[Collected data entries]
* Begin *
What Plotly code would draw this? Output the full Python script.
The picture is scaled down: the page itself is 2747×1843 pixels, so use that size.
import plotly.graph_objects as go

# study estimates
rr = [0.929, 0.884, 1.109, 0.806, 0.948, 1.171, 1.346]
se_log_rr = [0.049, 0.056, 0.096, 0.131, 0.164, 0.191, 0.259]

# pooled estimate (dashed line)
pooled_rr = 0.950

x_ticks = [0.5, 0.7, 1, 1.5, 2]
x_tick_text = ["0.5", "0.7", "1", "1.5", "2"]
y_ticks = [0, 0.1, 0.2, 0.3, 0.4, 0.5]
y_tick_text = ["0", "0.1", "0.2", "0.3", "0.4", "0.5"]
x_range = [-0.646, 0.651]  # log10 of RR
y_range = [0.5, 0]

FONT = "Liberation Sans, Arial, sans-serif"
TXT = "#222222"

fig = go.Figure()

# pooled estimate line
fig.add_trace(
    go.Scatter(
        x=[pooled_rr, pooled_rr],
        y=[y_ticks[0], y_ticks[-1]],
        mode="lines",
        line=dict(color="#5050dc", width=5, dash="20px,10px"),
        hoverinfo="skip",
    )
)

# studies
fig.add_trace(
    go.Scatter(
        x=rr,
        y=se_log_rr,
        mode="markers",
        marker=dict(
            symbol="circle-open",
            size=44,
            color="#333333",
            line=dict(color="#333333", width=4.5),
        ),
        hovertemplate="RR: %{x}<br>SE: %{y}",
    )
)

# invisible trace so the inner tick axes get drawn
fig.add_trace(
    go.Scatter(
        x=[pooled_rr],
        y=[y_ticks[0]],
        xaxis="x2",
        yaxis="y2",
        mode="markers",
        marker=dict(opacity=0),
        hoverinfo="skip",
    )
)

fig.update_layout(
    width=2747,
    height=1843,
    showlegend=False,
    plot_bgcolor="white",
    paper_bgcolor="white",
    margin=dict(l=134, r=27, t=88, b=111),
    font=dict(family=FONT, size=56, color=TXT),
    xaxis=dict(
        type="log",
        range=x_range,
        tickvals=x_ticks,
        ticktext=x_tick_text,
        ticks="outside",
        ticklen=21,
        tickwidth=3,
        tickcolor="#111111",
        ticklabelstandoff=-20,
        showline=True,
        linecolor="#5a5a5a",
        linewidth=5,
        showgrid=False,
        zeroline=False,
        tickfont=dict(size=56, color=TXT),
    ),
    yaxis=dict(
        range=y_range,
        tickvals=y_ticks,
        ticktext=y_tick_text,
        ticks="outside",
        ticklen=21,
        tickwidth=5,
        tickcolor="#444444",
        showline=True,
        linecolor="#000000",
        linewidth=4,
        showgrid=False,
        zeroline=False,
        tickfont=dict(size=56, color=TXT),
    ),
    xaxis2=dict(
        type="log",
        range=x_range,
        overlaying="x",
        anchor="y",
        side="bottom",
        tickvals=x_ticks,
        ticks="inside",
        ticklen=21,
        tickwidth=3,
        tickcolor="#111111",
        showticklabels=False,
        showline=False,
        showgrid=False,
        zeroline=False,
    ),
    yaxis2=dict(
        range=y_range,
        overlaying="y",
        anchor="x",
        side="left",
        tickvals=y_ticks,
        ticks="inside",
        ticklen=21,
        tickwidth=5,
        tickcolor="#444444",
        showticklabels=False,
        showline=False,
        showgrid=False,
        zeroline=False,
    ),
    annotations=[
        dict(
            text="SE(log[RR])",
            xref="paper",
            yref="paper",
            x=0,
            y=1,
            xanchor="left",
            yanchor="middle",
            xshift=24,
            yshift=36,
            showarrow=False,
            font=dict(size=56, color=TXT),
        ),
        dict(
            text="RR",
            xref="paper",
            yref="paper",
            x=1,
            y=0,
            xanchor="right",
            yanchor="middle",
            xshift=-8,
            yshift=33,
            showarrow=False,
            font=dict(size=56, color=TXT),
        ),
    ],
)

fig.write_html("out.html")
* End *
* Begin *
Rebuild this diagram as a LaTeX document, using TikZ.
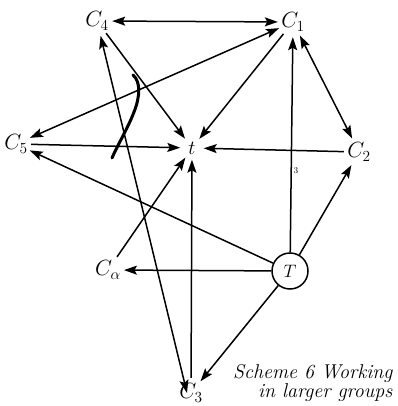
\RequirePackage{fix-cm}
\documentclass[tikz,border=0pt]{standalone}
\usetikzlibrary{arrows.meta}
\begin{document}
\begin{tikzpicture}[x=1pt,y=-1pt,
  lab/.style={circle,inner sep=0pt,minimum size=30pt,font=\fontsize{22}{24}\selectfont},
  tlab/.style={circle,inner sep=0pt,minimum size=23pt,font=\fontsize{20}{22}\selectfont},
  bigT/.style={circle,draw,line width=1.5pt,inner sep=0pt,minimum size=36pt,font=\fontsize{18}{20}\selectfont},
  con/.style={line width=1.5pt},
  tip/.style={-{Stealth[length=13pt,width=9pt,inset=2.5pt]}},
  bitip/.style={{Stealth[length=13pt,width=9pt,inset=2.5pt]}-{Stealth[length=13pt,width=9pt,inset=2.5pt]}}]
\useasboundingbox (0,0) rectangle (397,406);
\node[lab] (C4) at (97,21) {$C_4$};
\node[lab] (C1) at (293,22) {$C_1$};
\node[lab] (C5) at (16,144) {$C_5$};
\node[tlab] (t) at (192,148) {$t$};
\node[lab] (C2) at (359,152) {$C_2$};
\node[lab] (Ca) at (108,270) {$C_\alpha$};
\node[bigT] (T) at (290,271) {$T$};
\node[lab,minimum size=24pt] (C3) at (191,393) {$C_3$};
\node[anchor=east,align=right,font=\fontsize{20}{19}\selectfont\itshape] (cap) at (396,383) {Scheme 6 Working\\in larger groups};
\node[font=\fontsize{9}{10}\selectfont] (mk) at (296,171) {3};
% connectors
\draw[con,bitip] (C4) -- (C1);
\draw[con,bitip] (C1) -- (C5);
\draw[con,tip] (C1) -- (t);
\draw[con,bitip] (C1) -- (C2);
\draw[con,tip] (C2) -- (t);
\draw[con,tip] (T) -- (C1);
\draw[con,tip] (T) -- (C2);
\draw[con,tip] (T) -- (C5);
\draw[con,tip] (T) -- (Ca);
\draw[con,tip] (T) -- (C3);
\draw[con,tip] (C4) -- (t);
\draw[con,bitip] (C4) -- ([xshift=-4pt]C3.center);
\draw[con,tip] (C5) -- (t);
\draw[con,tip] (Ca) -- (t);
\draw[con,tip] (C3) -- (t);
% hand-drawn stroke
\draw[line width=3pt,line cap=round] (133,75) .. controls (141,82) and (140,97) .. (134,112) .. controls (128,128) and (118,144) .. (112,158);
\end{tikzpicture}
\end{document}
* End *
* Begin *
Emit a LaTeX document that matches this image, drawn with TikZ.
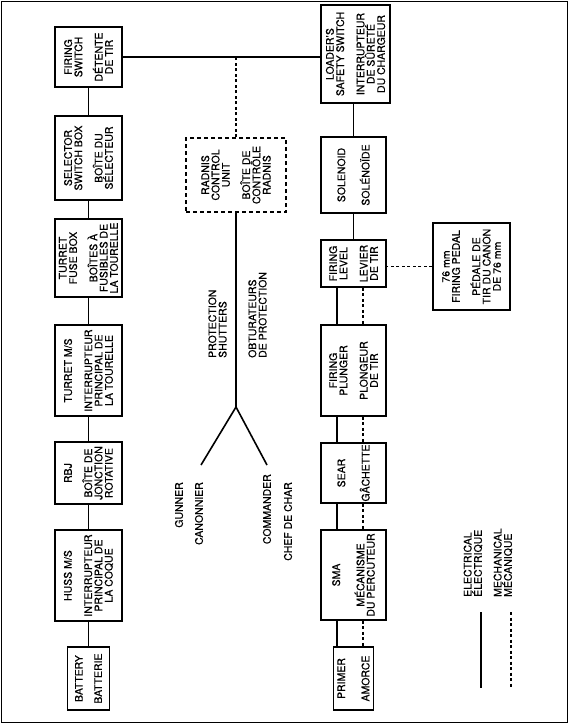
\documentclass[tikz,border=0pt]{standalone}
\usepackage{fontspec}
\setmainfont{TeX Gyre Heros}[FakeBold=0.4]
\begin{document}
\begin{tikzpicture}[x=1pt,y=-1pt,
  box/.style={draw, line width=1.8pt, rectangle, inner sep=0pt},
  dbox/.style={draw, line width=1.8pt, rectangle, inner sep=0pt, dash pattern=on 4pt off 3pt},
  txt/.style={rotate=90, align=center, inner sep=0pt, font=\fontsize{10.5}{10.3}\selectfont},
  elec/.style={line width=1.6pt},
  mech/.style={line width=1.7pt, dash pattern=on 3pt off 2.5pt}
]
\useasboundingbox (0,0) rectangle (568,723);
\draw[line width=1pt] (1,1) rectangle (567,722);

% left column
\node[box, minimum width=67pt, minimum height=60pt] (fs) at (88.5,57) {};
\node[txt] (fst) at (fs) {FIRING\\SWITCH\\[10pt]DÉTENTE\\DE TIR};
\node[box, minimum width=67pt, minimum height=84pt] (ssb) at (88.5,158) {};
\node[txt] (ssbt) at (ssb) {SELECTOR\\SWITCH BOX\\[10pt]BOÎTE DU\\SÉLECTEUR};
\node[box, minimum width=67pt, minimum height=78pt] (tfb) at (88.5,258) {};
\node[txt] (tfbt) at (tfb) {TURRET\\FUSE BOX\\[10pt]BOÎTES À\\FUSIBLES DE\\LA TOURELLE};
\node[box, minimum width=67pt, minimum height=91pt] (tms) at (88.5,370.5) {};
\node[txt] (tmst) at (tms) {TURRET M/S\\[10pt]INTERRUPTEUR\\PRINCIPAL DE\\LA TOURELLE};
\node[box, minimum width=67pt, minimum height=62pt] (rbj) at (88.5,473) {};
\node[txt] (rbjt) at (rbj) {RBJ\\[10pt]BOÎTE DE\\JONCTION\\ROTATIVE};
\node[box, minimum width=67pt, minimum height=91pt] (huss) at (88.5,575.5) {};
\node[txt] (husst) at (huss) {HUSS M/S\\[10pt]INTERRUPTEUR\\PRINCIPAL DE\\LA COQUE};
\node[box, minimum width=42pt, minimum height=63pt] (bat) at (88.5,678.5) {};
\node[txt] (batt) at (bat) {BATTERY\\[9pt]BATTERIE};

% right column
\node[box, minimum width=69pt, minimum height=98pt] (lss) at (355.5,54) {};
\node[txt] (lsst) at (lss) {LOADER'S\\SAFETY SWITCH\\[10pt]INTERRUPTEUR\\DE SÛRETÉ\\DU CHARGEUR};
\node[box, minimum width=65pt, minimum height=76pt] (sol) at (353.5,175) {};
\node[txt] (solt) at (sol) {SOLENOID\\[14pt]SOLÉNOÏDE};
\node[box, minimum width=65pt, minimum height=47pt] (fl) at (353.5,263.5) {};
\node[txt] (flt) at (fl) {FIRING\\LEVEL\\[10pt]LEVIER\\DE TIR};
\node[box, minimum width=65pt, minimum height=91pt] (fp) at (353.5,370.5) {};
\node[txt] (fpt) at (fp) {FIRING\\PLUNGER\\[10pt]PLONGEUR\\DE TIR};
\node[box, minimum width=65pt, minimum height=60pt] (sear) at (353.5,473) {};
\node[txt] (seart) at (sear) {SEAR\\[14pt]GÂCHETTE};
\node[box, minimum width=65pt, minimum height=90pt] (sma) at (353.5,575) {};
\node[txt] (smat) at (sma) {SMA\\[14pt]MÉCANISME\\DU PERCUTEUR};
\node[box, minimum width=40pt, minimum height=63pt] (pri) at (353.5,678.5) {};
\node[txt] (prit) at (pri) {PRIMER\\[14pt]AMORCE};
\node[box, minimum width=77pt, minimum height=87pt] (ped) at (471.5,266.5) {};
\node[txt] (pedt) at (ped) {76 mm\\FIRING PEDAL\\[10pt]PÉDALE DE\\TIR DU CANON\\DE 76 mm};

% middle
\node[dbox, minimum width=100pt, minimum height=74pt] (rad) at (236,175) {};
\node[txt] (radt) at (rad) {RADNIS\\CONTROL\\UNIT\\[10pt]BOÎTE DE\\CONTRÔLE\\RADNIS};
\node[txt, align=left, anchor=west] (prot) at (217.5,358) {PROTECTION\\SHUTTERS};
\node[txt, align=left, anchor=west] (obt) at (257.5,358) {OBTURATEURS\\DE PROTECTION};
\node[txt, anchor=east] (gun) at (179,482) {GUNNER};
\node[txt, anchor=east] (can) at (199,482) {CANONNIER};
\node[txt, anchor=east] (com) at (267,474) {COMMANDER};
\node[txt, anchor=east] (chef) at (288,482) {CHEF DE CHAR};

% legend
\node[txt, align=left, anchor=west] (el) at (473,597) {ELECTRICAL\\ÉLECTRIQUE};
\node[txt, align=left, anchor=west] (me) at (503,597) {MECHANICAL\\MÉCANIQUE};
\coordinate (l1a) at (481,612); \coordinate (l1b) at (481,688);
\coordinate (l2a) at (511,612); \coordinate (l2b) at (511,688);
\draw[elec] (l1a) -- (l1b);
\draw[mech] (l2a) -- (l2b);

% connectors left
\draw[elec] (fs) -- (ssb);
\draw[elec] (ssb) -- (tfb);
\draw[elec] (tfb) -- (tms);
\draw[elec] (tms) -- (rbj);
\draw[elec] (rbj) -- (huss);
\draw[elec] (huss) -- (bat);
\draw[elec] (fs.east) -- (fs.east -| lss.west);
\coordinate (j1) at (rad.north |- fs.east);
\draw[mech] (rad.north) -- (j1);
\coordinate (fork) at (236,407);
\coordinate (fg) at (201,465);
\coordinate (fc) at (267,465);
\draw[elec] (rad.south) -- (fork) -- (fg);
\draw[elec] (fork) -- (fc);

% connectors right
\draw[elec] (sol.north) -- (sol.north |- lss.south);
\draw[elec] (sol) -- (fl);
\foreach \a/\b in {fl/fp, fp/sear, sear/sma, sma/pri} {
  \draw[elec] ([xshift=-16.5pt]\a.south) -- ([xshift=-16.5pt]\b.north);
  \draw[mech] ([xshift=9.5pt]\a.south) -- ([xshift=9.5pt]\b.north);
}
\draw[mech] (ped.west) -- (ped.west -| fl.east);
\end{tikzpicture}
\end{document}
* End *
- [WRITTEN REQUEST]: Output exactly one stretch of the listing: from the line containing "What Plotly code" through the line containing "pooled_rr = 0.950", both end lines included.

- [CORRECT OUTPUT]:
What Plotly code would draw this? Output the full Python script.
The picture is scaled down: the page itself is 2747×1843 pixels, so use that size.
import plotly.graph_objects as go

# study estimates
rr = [0.929, 0.884, 1.109, 0.806, 0.948, 1.171, 1.346]
se_log_rr = [0.049, 0.056, 0.096, 0.131, 0.164, 0.191, 0.259]

# pooled estimate (dashed line)
pooled_rr = 0.950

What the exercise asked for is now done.